Your instructions: Transcribe the records below from the first line to the line that includes "var yTicks = [0.40, 0.42, 0.44, 0.46, 0.48, 0.50, 0.52];", inclusive, and omit the pictures.

Start Data provided

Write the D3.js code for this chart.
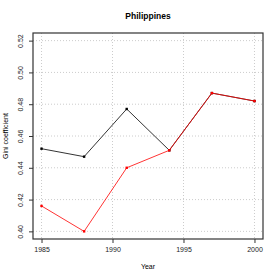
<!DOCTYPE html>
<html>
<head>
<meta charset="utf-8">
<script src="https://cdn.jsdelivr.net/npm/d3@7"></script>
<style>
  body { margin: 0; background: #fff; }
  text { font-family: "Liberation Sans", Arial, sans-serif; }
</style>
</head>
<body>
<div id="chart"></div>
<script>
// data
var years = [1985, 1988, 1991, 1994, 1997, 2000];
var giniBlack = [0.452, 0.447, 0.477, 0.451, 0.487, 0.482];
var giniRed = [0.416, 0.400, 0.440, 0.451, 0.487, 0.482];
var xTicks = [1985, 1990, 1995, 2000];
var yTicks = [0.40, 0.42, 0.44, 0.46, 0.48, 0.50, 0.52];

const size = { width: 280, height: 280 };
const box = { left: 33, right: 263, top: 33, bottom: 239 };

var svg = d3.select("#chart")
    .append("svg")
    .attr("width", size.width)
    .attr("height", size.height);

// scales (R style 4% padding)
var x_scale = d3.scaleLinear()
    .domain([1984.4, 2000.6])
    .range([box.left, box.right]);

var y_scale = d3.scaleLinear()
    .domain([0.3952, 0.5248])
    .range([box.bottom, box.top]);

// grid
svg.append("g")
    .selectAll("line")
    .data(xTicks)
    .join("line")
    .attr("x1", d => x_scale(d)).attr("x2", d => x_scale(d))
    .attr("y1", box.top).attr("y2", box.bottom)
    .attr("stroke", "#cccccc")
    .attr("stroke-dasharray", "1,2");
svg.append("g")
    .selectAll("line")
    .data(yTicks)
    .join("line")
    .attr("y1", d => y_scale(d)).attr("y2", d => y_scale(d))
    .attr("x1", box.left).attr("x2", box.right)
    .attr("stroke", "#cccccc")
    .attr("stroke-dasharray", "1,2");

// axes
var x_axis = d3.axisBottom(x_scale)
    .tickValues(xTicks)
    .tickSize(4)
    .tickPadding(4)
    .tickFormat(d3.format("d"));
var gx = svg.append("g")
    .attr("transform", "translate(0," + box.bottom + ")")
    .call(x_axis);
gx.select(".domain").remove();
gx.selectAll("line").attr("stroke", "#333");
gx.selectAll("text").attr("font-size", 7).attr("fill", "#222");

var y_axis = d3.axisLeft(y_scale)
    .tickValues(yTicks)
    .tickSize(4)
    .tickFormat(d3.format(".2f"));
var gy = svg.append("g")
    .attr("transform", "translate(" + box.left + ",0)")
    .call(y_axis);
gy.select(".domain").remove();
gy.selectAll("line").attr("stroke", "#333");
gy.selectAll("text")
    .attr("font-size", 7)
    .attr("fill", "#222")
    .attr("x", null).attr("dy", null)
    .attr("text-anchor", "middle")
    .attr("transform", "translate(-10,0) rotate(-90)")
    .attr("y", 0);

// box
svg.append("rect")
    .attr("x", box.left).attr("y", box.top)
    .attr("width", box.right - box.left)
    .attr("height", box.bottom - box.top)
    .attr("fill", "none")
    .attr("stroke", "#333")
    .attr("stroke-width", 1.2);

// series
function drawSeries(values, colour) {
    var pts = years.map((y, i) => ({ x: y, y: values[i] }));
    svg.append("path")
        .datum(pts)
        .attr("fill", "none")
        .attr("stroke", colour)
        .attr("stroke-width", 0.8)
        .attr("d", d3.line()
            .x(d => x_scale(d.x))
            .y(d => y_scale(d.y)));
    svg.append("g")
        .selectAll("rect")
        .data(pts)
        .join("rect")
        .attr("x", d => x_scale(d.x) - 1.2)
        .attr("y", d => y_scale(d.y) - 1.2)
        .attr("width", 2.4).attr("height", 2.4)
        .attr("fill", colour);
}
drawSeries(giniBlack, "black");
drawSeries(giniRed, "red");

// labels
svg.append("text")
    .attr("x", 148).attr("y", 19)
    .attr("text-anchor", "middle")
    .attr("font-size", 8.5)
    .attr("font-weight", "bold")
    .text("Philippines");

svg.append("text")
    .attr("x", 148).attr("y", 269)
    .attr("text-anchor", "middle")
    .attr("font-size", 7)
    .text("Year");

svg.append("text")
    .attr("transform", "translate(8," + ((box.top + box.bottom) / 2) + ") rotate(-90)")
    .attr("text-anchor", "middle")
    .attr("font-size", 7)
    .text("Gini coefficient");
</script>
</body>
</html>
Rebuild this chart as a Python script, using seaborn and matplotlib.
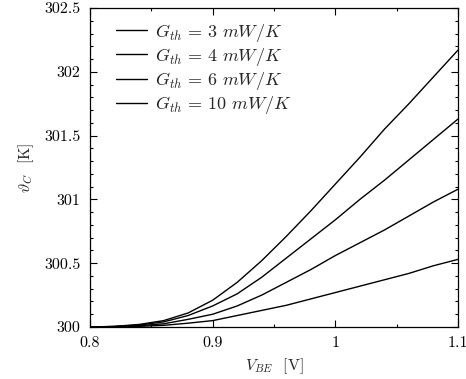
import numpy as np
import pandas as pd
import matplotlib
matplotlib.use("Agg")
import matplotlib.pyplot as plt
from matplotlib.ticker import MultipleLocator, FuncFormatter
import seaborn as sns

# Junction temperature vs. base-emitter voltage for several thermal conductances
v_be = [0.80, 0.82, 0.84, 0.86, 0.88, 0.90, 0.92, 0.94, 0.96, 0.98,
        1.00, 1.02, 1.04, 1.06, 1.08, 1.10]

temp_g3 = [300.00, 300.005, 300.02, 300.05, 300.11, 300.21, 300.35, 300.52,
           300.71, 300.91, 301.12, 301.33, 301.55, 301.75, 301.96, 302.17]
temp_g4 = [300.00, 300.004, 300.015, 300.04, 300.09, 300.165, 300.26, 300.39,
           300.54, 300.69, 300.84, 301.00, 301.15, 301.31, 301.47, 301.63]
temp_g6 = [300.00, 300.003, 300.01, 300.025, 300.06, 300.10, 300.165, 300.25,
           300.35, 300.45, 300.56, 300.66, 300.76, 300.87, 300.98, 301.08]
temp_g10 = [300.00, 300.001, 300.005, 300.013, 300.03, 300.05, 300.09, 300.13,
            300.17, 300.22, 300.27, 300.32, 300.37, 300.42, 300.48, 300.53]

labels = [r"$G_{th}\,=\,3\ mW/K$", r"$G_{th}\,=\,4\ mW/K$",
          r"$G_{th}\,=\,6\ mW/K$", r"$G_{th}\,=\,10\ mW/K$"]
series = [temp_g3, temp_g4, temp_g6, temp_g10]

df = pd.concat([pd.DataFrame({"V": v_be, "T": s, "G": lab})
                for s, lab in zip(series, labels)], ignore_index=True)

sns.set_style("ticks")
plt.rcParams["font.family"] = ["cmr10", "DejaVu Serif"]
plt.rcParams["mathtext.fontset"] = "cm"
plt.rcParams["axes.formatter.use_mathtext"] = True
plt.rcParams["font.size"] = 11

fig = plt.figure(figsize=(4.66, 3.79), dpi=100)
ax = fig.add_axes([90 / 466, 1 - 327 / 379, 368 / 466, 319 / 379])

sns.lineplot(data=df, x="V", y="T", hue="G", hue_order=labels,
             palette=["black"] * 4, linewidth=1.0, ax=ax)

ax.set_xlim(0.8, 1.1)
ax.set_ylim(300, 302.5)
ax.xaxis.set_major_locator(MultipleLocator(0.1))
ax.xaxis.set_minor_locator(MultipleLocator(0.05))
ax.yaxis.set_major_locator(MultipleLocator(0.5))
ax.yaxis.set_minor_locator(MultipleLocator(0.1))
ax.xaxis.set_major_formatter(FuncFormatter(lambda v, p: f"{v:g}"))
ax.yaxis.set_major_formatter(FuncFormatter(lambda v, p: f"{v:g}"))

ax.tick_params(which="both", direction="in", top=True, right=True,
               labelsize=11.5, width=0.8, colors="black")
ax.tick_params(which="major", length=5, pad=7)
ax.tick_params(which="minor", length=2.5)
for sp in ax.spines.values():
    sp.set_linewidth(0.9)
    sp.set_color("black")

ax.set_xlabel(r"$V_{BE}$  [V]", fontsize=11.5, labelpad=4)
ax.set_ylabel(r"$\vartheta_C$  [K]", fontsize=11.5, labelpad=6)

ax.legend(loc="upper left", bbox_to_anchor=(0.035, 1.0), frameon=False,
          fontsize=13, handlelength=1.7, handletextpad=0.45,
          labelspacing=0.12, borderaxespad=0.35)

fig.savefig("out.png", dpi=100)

End Data provided

Response to this exercise:
Write the D3.js code for this chart.
<!DOCTYPE html>
<html>
<head>
<meta charset="utf-8">
<script src="https://cdn.jsdelivr.net/npm/d3@7"></script>
<style>
  body { margin: 0; background: #fff; }
  text { font-family: "Liberation Sans", Arial, sans-serif; }
</style>
</head>
<body>
<div id="chart"></div>
<script>
// data
var years = [1985, 1988, 1991, 1994, 1997, 2000];
var giniBlack = [0.452, 0.447, 0.477, 0.451, 0.487, 0.482];
var giniRed = [0.416, 0.400, 0.440, 0.451, 0.487, 0.482];
var xTicks = [1985, 1990, 1995, 2000];
var yTicks = [0.40, 0.42, 0.44, 0.46, 0.48, 0.50, 0.52];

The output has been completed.